1950 Maserati 4CLT/48 1.5-litre four: 4CLT/48 actually referred to the complete car the “T’ referring to the new tubular chassis/tube frame instead of box-section of the previous year car, the new car was nicknamed the ‘San Remo’.
The 4CL engine was of ‘square’ cylinder dimensions (square stroke/bore ratios). 4 valve per cylinder equally inclined at an included 90 degrees with port faces sloping out at same degree, 8 individual openings on each side. Valves were closed by coil springs and opened by finger followers.
2 Heads and blocks of 2 cylinders each cast integral and made of aluminum with dry steel liners. Twin overhead cams turned by forward located gear train that also drove 2 blowers at engine speed one above the other pointing forward.
3 bronze backed main bearing crankshaft, no separate main bearing caps were provided. Crankcase was split horizontally to receive the crank. Split 2 bolt cap con-rods were used babbit bearing metal was poured directly in all bearings. Lubrication was dry-sump.

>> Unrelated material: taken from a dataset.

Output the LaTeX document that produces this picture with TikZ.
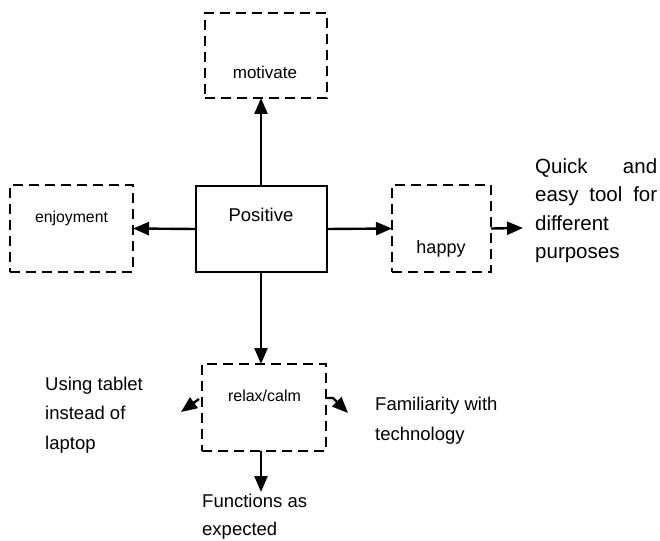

A big Twin throat Weber carburetor fed by big bottom primary blower with boost reaching 25psi piped through a single log manifold. The water pump was driven from secondary blower.

Specifications:

Cylinders l4.
Bore 78mm.
Stroke 78mm.
Bore/stroke ratio 1:1.
Capacity 1491cc.
Compression ratio 6:1.
Con-rod length 161mm.
Rod/crank radius ratio 4.1:1.
Main bearing journal 62mm.
Rod journal 52mm.
Inlet valve 40mm.
Exhaust valve 40mm.
Inlet pressure 2.72Atm.
Engine weight 165kg.
Peak power 260BHP@7500RPM.
Piston speed corrected 19.2m/s.
BHP per litre 174.4BHP per litre.
Engine weight per BHP 0.64kg per BHP.
...not because they are easy, but because they are hard!